### Task instructions
The line holding "ax = fig.add_axes([0, 0, 1, 1])" is the last one to output; start at the first line of the data, keep every line in between exactly, and leave out pictures.

### Excerpted records
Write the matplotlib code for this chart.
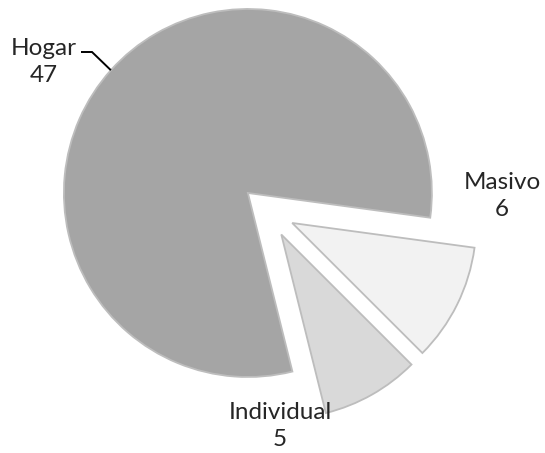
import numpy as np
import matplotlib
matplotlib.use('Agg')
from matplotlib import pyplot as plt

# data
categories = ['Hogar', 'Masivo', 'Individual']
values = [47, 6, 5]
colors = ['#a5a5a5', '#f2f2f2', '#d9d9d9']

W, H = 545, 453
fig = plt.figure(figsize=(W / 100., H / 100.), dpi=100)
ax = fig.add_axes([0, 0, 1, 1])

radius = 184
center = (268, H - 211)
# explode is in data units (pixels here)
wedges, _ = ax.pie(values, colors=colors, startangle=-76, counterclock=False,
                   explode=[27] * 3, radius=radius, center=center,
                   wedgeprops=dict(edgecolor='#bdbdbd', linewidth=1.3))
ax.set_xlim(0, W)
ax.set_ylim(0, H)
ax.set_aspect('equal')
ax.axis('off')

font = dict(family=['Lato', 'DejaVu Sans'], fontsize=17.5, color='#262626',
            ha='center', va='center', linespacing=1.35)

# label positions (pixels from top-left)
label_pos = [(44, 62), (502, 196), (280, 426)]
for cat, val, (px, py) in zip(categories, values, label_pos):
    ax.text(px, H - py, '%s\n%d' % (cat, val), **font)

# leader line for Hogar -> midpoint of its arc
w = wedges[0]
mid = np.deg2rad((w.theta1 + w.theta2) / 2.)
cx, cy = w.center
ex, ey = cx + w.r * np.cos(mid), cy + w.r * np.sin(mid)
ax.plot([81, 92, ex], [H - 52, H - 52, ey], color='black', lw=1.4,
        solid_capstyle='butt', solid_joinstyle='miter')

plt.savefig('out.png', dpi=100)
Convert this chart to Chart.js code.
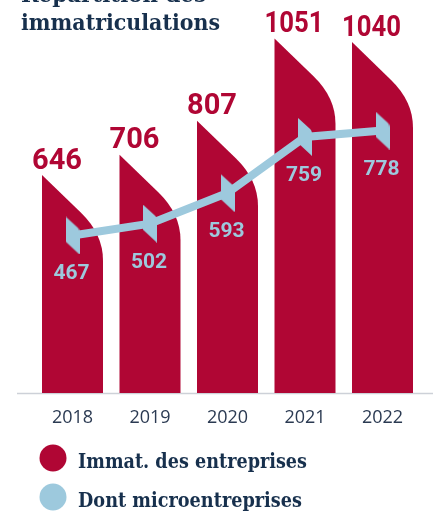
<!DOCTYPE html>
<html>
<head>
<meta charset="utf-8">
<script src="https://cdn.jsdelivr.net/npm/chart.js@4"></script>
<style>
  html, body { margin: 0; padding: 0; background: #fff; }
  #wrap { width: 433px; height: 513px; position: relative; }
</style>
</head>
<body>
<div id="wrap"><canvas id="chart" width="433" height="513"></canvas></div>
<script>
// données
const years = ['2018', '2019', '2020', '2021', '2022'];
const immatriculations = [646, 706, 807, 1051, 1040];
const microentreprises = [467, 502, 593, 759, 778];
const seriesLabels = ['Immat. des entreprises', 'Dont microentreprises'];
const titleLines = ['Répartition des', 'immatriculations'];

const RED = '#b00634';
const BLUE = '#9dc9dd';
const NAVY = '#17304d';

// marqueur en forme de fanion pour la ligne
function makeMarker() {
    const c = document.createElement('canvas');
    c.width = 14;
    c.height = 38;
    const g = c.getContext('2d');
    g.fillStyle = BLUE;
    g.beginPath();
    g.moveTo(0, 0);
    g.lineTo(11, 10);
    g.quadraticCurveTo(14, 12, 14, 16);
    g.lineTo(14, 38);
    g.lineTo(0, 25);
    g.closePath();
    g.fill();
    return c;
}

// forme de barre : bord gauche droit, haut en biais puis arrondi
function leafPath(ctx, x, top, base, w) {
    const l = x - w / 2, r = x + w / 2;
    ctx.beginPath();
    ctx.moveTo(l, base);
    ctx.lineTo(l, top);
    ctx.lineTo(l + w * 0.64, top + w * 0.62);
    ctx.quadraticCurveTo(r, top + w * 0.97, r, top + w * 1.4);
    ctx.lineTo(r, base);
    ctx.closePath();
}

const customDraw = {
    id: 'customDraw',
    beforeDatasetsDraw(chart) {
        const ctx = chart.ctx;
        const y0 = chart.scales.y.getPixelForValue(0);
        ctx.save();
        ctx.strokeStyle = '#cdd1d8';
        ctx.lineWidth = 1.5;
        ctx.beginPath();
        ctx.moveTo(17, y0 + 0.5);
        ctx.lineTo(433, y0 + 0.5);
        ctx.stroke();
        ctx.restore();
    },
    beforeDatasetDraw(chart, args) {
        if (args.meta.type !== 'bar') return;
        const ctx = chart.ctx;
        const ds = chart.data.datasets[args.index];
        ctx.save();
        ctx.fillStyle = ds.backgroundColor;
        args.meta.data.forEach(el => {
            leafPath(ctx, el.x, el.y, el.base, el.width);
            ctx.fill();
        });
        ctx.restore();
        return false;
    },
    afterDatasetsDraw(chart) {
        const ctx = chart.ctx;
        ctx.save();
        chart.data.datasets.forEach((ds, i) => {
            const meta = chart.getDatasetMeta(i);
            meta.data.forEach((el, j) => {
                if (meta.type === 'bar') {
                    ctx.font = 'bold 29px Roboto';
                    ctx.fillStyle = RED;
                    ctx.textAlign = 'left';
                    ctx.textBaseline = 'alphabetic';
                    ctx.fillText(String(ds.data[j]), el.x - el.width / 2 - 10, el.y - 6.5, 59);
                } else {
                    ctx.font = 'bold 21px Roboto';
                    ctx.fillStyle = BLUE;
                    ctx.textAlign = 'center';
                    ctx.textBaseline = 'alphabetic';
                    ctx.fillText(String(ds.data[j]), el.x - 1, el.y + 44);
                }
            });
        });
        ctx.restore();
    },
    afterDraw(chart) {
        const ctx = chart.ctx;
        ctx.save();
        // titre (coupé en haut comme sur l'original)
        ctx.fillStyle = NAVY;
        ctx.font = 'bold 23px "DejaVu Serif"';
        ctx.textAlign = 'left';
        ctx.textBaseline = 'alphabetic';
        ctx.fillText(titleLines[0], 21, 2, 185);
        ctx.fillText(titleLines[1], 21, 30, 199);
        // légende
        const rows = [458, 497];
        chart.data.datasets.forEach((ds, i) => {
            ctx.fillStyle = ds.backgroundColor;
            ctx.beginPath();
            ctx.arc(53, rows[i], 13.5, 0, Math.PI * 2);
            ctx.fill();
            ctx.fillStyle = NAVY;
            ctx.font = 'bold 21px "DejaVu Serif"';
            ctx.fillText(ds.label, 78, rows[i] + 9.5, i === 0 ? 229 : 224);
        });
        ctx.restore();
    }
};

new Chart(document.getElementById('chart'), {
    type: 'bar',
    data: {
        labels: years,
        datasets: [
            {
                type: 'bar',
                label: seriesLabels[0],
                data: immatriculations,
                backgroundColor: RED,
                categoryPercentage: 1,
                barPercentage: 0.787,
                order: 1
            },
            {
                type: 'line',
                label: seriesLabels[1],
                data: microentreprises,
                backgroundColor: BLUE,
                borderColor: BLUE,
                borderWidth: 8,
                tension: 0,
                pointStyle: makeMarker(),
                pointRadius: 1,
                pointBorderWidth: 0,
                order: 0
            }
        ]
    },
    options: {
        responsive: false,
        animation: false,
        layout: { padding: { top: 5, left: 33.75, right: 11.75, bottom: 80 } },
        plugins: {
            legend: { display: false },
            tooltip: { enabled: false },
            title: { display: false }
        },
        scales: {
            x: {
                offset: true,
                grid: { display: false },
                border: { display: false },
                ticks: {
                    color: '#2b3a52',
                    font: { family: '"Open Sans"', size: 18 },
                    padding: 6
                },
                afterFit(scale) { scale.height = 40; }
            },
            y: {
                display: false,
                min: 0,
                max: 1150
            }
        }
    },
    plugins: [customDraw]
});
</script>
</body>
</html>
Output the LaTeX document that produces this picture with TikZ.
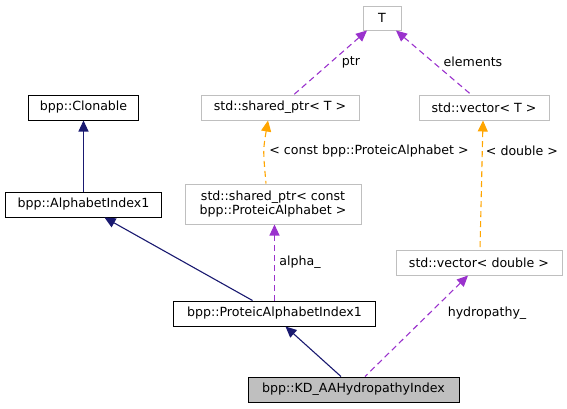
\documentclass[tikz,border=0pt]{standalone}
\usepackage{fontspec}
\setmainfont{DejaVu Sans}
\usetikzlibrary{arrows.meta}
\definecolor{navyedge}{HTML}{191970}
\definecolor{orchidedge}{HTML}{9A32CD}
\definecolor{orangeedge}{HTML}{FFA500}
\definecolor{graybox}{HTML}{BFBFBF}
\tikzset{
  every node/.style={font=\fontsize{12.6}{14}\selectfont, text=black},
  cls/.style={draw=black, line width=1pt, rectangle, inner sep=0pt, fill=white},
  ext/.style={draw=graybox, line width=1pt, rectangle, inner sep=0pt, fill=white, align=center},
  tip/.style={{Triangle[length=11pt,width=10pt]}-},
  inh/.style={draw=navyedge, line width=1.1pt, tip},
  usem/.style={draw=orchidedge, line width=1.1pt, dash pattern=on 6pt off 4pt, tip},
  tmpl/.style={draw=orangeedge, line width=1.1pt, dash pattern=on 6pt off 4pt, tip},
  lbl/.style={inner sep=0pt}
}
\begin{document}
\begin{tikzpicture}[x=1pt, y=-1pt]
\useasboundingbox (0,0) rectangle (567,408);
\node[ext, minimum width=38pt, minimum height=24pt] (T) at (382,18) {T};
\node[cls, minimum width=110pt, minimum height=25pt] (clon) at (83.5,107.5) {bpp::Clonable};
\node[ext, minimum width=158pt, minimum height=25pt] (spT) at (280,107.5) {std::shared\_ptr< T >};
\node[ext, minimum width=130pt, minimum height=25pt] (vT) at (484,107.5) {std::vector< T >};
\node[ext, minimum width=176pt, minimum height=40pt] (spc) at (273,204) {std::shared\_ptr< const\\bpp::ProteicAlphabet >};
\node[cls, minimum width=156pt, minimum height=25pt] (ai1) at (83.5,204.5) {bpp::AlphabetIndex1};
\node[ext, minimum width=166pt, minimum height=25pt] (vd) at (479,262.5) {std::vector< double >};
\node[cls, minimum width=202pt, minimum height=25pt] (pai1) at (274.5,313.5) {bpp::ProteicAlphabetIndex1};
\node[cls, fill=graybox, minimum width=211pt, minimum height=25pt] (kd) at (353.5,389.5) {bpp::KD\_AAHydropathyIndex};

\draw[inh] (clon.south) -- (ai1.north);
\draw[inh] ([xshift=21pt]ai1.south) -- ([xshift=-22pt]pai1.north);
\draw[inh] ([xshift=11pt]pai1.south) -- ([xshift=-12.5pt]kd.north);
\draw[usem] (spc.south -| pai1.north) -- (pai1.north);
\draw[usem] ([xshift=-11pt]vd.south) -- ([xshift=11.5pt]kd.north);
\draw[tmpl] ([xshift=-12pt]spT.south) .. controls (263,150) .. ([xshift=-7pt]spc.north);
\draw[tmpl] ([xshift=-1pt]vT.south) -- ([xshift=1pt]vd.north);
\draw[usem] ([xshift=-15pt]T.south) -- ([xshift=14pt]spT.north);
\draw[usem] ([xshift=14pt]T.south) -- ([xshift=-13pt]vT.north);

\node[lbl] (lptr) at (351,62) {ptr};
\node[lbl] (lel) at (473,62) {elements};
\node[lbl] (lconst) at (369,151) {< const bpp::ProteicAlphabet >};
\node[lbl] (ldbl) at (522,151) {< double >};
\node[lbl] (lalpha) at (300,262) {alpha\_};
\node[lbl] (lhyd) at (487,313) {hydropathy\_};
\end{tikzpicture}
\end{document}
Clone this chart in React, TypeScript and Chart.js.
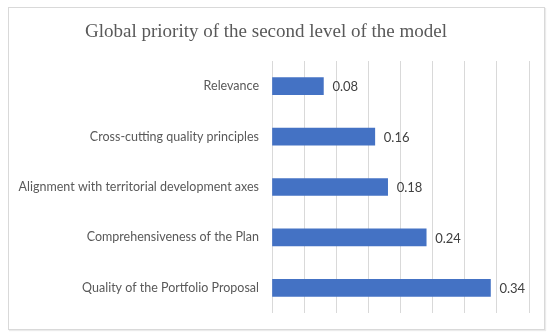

### Solution to this problem
Write the matplotlib code for this chart.
import numpy as np
import matplotlib
matplotlib.use('Agg')
from matplotlib import pyplot as plt

# data
categories = ['Hogar', 'Masivo', 'Individual']
values = [47, 6, 5]
colors = ['#a5a5a5', '#f2f2f2', '#d9d9d9']

W, H = 545, 453
fig = plt.figure(figsize=(W / 100., H / 100.), dpi=100)
ax = fig.add_axes([0, 0, 1, 1])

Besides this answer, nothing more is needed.